Machenesque and Menckenesque
#From H. L. Mencken's obituary for J. Gresham Machen, the proto-evangelical:
There was a time, two or three centuries ago, when the overwhelming majority of educated men were believers, but that is apparently true no longer. Indeed, it is my impression that at least two-thirds of them are now frank skeptics. But it is one thing to reject religion altogether, and quite another thing to try to save it by pumping out of it all its essential substance, leaving it in the equivocal position of a sort of pseudo-science, comparable to graphology, "education," or osteopathy.
That, it seems to me, is what the Modernists have done, no doubt with the best intentions in the world. They have tried to get rid of all the logical difficulties of religion, and yet preserve a generally pious cast of mind. It is a vain enterprise. What they have left, once they have achieved their imprudent scavenging, is hardly more than a row of hollow platitudes, as empty as [of] psychological force and effect as so many nursery rhymes. They may be good people and they may even be contented and happy, but they are no more religious than Dr. Einstein. Religion is something else again — in Henrik Ibsen's phrase, something far more deep-down-diving and mudupbringing, Dr. Machen tried to impress that obvious fact upon his fellow adherents of the Geneva Mohammed. He failed — but he was undoubtedly right.
This has always struck me as the proper view of the matter. I could be Machenesque or I could be Menckenesque, but I could never be a theological Modernist.
The first person to demonstrate this to me was Nietzsche, in his great early essay “David Strauss, the Confessor and the Writer,” in Untimely Meditations. Nietzsche’s scorn for Strauss’s attempt to build a post-Christian religion on the foundation of Darwinism is eviscerating. Nietzsche shows that the Darwinian model of the cosmos is not exactly a consoling one — and yet Strauss wants to console, wants to be a kind of optimist. So:
Whereupon Strauss started the ‘soothing oil’ flowing, led on a God who errs out of a passion for error, and assumed for once the wholly uncongenial role of a metaphysical architect. He does all this because his ‘we’ are afraid and he himself is afraid – and here we discover the limits of his courage, even with respect to his ‘we’. For he does not dare to tell them honestly: I have liberated you from a helpful and merciful God, the universe is only a rigid machine, take care you are not mangled in its wheels! This he dares not do: so he has to call in the sorceress, that is to say metaphysics.
A metaphysics meant, essentially, to make his readers believe that the “rigid machine” of the cosmos is a kind of worship-worthy God, or at least the secure grounding of a new religion.

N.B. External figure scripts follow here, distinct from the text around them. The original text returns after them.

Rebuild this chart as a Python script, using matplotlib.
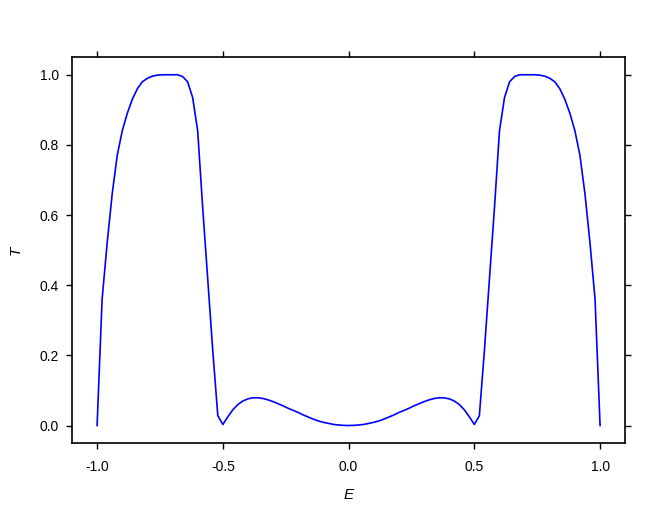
import matplotlib.pyplot as plt

plt.rcParams['font.family'] = ['Liberation Sans', 'DejaVu Sans']

# transmission T(E)
E = [-1.00, -0.98, -0.96, -0.94, -0.92, -0.90, -0.88, -0.86, -0.84, -0.82,
     -0.80, -0.78, -0.76, -0.74, -0.72, -0.70, -0.68, -0.66, -0.64, -0.62,
     -0.60, -0.58, -0.56, -0.54, -0.52, -0.50, -0.48, -0.46, -0.44, -0.42,
     -0.40, -0.38, -0.36, -0.34, -0.32, -0.30, -0.28, -0.26, -0.24, -0.22,
     -0.20, -0.18, -0.16, -0.14, -0.12, -0.10, -0.08, -0.06, -0.04, -0.02,
     0.00,
     0.02, 0.04, 0.06, 0.08, 0.10, 0.12, 0.14, 0.16, 0.18, 0.20,
     0.22, 0.24, 0.26, 0.28, 0.30, 0.32, 0.34, 0.36, 0.38, 0.40,
     0.42, 0.44, 0.46, 0.48, 0.50, 0.52, 0.54, 0.56, 0.58, 0.60,
     0.62, 0.64, 0.66, 0.68, 0.70, 0.72, 0.74, 0.76, 0.78, 0.80,
     0.82, 0.84, 0.86, 0.88, 0.90, 0.92, 0.94, 0.96, 0.98, 1.00]
T = [0.000, 0.360, 0.520, 0.660, 0.770, 0.840, 0.890, 0.930, 0.960, 0.980,
     0.990, 0.996, 0.999, 1.000, 1.000, 1.000, 1.000, 0.995, 0.980, 0.935,
     0.840, 0.620, 0.417, 0.213, 0.028, 0.003, 0.025, 0.045, 0.060, 0.070,
     0.076, 0.079, 0.079, 0.077, 0.073, 0.068, 0.062, 0.056, 0.049, 0.043,
     0.037, 0.030, 0.024, 0.018, 0.013, 0.009, 0.006, 0.003, 0.0015, 0.0004,
     0.000,
     0.0004, 0.0015, 0.003, 0.006, 0.009, 0.013, 0.018, 0.024, 0.030, 0.037,
     0.043, 0.049, 0.056, 0.062, 0.068, 0.073, 0.077, 0.079, 0.079, 0.076,
     0.070, 0.060, 0.045, 0.025, 0.003, 0.028, 0.213, 0.417, 0.620, 0.840,
     0.935, 0.980, 0.995, 1.000, 1.000, 1.000, 1.000, 0.999, 0.996, 0.990,
     0.980, 0.960, 0.930, 0.890, 0.840, 0.770, 0.660, 0.520, 0.360, 0.000]

xticks = [-1.0, -0.5, 0.0, 0.5, 1.0]
yticks = [0.0, 0.2, 0.4, 0.6, 0.8, 1.0]

fig = plt.figure(figsize=(6.54, 5.11), dpi=100)
ax = fig.add_axes([0.110, 0.133, 0.846, 0.755])

ax.plot(E, T, color='#0000ff', lw=1.2)

ax.set_xlim(-1.1, 1.1)
ax.set_ylim(-0.05, 1.05)
ax.set_xticks(xticks)
ax.set_yticks(yticks)
ax.set_xticklabels([f"{v:.1f}" for v in xticks])
ax.set_yticklabels([f"{v:.1f}" for v in yticks])

ax.tick_params(direction='out', length=4.5, width=1, labelsize=10,
               top=True, right=True, color='black')
ax.tick_params(axis='x', pad=8)
ax.tick_params(axis='y', pad=5)
for s in ax.spines.values():
    s.set_linewidth(1.2)

ax.set_xlabel('E', fontsize=11, style='italic', labelpad=10)
ax.set_ylabel('T', fontsize=11, style='italic', labelpad=12)

fig.savefig('out.png', dpi=100)
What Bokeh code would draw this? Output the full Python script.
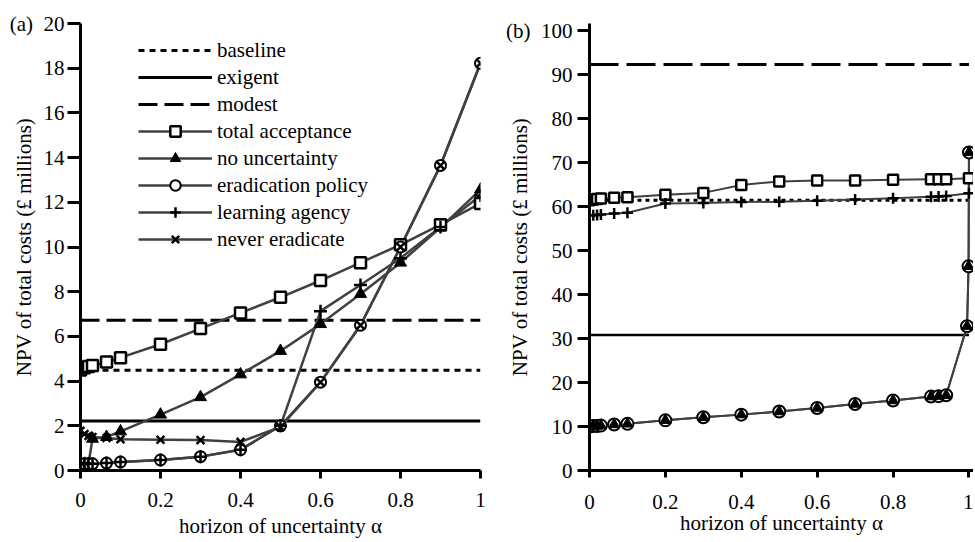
from bokeh.plotting import figure
from bokeh.layouts import row
from bokeh.models import FixedTicker, NumeralTickFormatter, Legend, LegendItem, Range1d
from bokeh.embed import file_html
from bokeh.resources import INLINE

FONT = "Times New Roman"
FS = "21px"
LINE_COL = "#404040"

# ---------------- panel (a) data ----------------
alpha_a = [0, 0.01, 0.02, 0.03, 0.065, 0.1, 0.2, 0.3, 0.4, 0.5, 0.6, 0.7, 0.8, 0.9, 1.0]
baseline_a = 4.48
exigent_a = 2.22
modest_a = 6.72
total_acceptance_a = [4.5, 4.6, 4.65, 4.7, 4.85, 5.05, 5.65, 6.35, 7.05, 7.75, 8.5, 9.3, 10.1, 11.0, 11.95]
no_uncertainty_a = [0.3, 0.3, 0.3, 1.42, 1.5, 1.75, 2.5, 3.28, 4.3, 5.35, 6.55, 7.9, 9.3, 10.87, 12.57]
eradication_policy_a = [0.3, 0.3, 0.3, 0.3, 0.33, 0.38, 0.47, 0.62, 0.93, 2.0, 3.95, 6.5, 10.0, 13.65, 18.22]
learning_agency_a = [0.3, 0.3, 0.3, 0.3, 0.33, 0.38, 0.47, 0.62, 0.93, 2.0, 7.13, 8.3, 9.5, 10.9, 12.3]
never_eradicate_a = [1.78, 1.63, 1.55, 1.5, 1.45, 1.4, 1.38, 1.36, 1.28, 1.95, 3.95, 6.5, 10.0, 13.65, 18.22]

# ---------------- panel (b) data ----------------
alpha_b = [0, 0.01, 0.02, 0.03, 0.065, 0.1, 0.2, 0.3, 0.4, 0.5, 0.6, 0.7, 0.8, 0.9, 0.92, 0.94, 1.0]
baseline_b = 61.4
exigent_b = 30.8
modest_b = 92.3
total_acceptance_b = [61.4, 61.6, 61.7, 61.8, 62.0, 62.1, 62.7, 63.1, 64.9, 65.7, 65.9, 65.9, 66.1, 66.2, 66.2, 66.2, 66.4]
learning_agency_b = [58.0, 58.0, 58.1, 58.2, 58.4, 58.6, 60.7, 60.8, 61.0, 61.1, 61.3, 61.6, 61.9, 62.2, 62.3, 62.4, 63.0]
alpha_b_low = [0, 0.01, 0.02, 0.03, 0.065, 0.1, 0.2, 0.3, 0.4, 0.5, 0.6, 0.7, 0.8, 0.9, 0.92, 0.94, 0.995, 0.999, 1.0]
eradication_policy_b = [10.0, 10.1, 10.1, 10.2, 10.45, 10.6, 11.4, 12.1, 12.7, 13.4, 14.2, 15.1, 15.9, 16.8, 16.9, 17.1, 32.8, 46.4, 72.3]
no_uncertainty_b = [10.0, 10.1, 10.1, 10.2, 10.45, 10.6, 11.4, 12.1, 12.7, 13.4, 14.2, 15.1, 15.9, 16.8, 16.9, 17.1, 32.8, 46.4, 72.3]

x_ticks = [0, 0.2, 0.4, 0.6, 0.8, 1]
y_ticks_a = [0, 2, 4, 6, 8, 10, 12, 14, 16, 18, 20]
y_ticks_b = [0, 10, 20, 30, 40, 50, 60, 70, 80, 90, 100]
x_title = "horizon of uncertainty α"
y_title = "NPV of total costs (£ millions)"
panel_a = "(a)"
panel_b = "(b)"


def style_axes(p, yticks, x_tick_out, x_standoff, x_label_standoff,
               y_tick_out, y_standoff, y_label_standoff, panel):
    p.xaxis.ticker = FixedTicker(ticks=x_ticks)
    p.yaxis.ticker = FixedTicker(ticks=yticks)
    p.xaxis.formatter = NumeralTickFormatter(format="0.[0]")
    top = yticks[-1]
    # panel tag written in front of the top tick label, as in the original
    p.yaxis.major_label_overrides = {top: panel + "\u2002" + str(top),
                                     str(top): panel + "\u2002" + str(top)}
    p.axis.axis_line_width = 3
    p.axis.axis_line_color = "black"
    p.axis.major_tick_line_width = 3
    p.axis.major_tick_line_color = "black"
    p.axis.major_tick_in = 0
    p.axis.minor_tick_line_color = None
    p.axis.major_label_text_font = FONT
    p.axis.major_label_text_font_size = FS
    p.axis.major_label_text_font_style = "normal"
    p.axis.major_label_text_color = "black"
    p.axis.axis_label_text_font = FONT
    p.axis.axis_label_text_font_size = FS
    p.axis.axis_label_text_font_style = "normal"
    p.axis.axis_label_text_color = "black"
    p.xaxis.axis_label = x_title
    p.yaxis.axis_label = y_title
    p.xaxis.major_tick_out = x_tick_out
    p.xaxis.major_label_standoff = x_standoff
    p.xaxis.axis_label_standoff = x_label_standoff
    p.yaxis.major_tick_out = y_tick_out
    p.yaxis.major_label_standoff = y_standoff
    p.yaxis.axis_label_standoff = y_label_standoff
    p.xgrid.grid_line_color = None
    p.ygrid.grid_line_color = None
    p.outline_line_color = None


# ---------------- figure (a) ----------------
pa = figure(width=490, height=540, output_backend="svg", toolbar_location=None, title=None,
            x_range=Range1d(0, 1), y_range=Range1d(0, 20),
            min_border_left=80, min_border_right=10, min_border_top=23, min_border_bottom=70)
style_axes(pa, y_ticks_a, 8, 14, 4, 13, 3, -29, panel_a)

xr = [alpha_a[0], alpha_a[-1]]
r_base = pa.line(xr, [baseline_a] * 2, line_color="black", line_width=3, line_dash="6 5")
r_exi = pa.line(xr, [exigent_a] * 2, line_color="black", line_width=3)
r_mod = pa.line(xr, [modest_a] * 2, line_color="black", line_width=3, line_dash="19 7")

l_ta = pa.line(alpha_a, total_acceptance_a, line_color=LINE_COL, line_width=2.5)
l_nu = pa.line(alpha_a, no_uncertainty_a, line_color=LINE_COL, line_width=2.5)
l_ep = pa.line(alpha_a, eradication_policy_a, line_color=LINE_COL, line_width=2.5)
l_la = pa.line(alpha_a, learning_agency_a, line_color=LINE_COL, line_width=2.5)
l_ne = pa.line(alpha_a, never_eradicate_a, line_color=LINE_COL, line_width=2.5)

m_nu = pa.scatter(alpha_a, no_uncertainty_a, marker="triangle", size=12,
                  fill_color="black", line_color="black", line_width=1)
m_ta = pa.scatter(alpha_a, total_acceptance_a, marker="square", size=11,
                  fill_color="white", line_color="black", line_width=2.5)
m_ep = pa.scatter(alpha_a, eradication_policy_a, marker="circle", size=11,
                  fill_color="white", line_color="black", line_width=2)
m_ne = pa.scatter(alpha_a, never_eradicate_a, marker="x", size=11,
                  line_color="black", line_width=2.5)
m_la = pa.scatter(alpha_a, learning_agency_a, marker="cross", size=13,
                  line_color="black", line_width=2.5)

legend = Legend(items=[
    LegendItem(label="baseline", renderers=[r_base]),
    LegendItem(label="exigent", renderers=[r_exi]),
    LegendItem(label="modest", renderers=[r_mod]),
    LegendItem(label="total acceptance", renderers=[l_ta, m_ta]),
    LegendItem(label="no uncertainty", renderers=[l_nu, m_nu]),
    LegendItem(label="eradication policy", renderers=[l_ep, m_ep]),
    LegendItem(label="learning agency", renderers=[l_la, m_la]),
    LegendItem(label="never eradicate", renderers=[l_ne, m_ne]),
], location=(58, 218), border_line_alpha=0, background_fill_alpha=0,
    padding=0, margin=0, spacing=1, glyph_width=74, glyph_height=26,
    label_height=26, label_standoff=5, label_text_font=FONT,
    label_text_font_size=FS, label_text_color="black")
pa.add_layout(legend)

# ---------------- figure (b) ----------------
# frames of the two panels share top/bottom in a row; panel (b)'s 100 sits 7px below (a)'s 20
pb = figure(width=483, height=540, output_backend="svg", toolbar_location=None, title=None,
            x_range=Range1d(0, 1.012), y_range=Range1d(0, 101.6),
            min_border_left=99, min_border_right=0, min_border_top=23, min_border_bottom=70)
style_axes(pb, y_ticks_b, 7, 17, -1, 12, 5, -29, panel_b)

xrb = [alpha_b[0], alpha_b[-1]]
pb.line(xrb, [baseline_b] * 2, line_color="black", line_width=3, line_dash="4 4")
pb.line(xrb, [exigent_b] * 2, line_color="black", line_width=2.5)
pb.line(xrb, [modest_b] * 2, line_color="black", line_width=3, line_dash="29 8")

pb.line(alpha_b, total_acceptance_b, line_color=LINE_COL, line_width=2)
pb.line(alpha_b, learning_agency_b, line_color=LINE_COL, line_width=2)
pb.line(alpha_b_low, eradication_policy_b, line_color=LINE_COL, line_width=2)
pb.line(alpha_b_low, no_uncertainty_b, line_color=LINE_COL, line_width=2)

pb.scatter(alpha_b, total_acceptance_b, marker="square", size=10,
           fill_color="white", line_color="black", line_width=2.5)
pb.scatter(alpha_b, learning_agency_b, marker="cross", size=11,
           line_color="black", line_width=2.5)
pb.scatter(alpha_b_low, eradication_policy_b, marker="circle", size=12,
           fill_color="white", line_color="black", line_width=2)
pb.scatter(alpha_b_low, no_uncertainty_b, marker="triangle", size=11,
           fill_color="black", line_color="black", line_width=1)

layout = row(pa, pb)
open("out.html", "w").write(file_html(layout, INLINE))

At bottom, then, the new religion is not a new faith but precisely on a par with modern science and thus not religion at all. If Strauss nevertheless asserts that he does have a religion, the reasons for it lie outside the domain of contemporary science. Only a minute portion of Strauss’s book, amounting to no more than a few scattered pages, treats of that which Strauss could have a right to call a faith: namely that feeling for the cosmos for which he demands the same piety as the believer of the old stamp feels towards his God. In these pages at least the scientific spirit is certainly not in evidence: but we could wish for a little more strength and naturalness of faith! For what is so extremely striking is the artificiality of the procedures our author has to adopt in order to convince himself he still possesses a faith and a religion at all: as we have seen, he has to resort to jabbing and cudgelling. It creeps weakly along, this stimulated faith: we freeze at the sight of it.
Nietzsche has a usefully clarifying effect on those of us who want to see what our actual choices are. Mencken was pretty good at that also.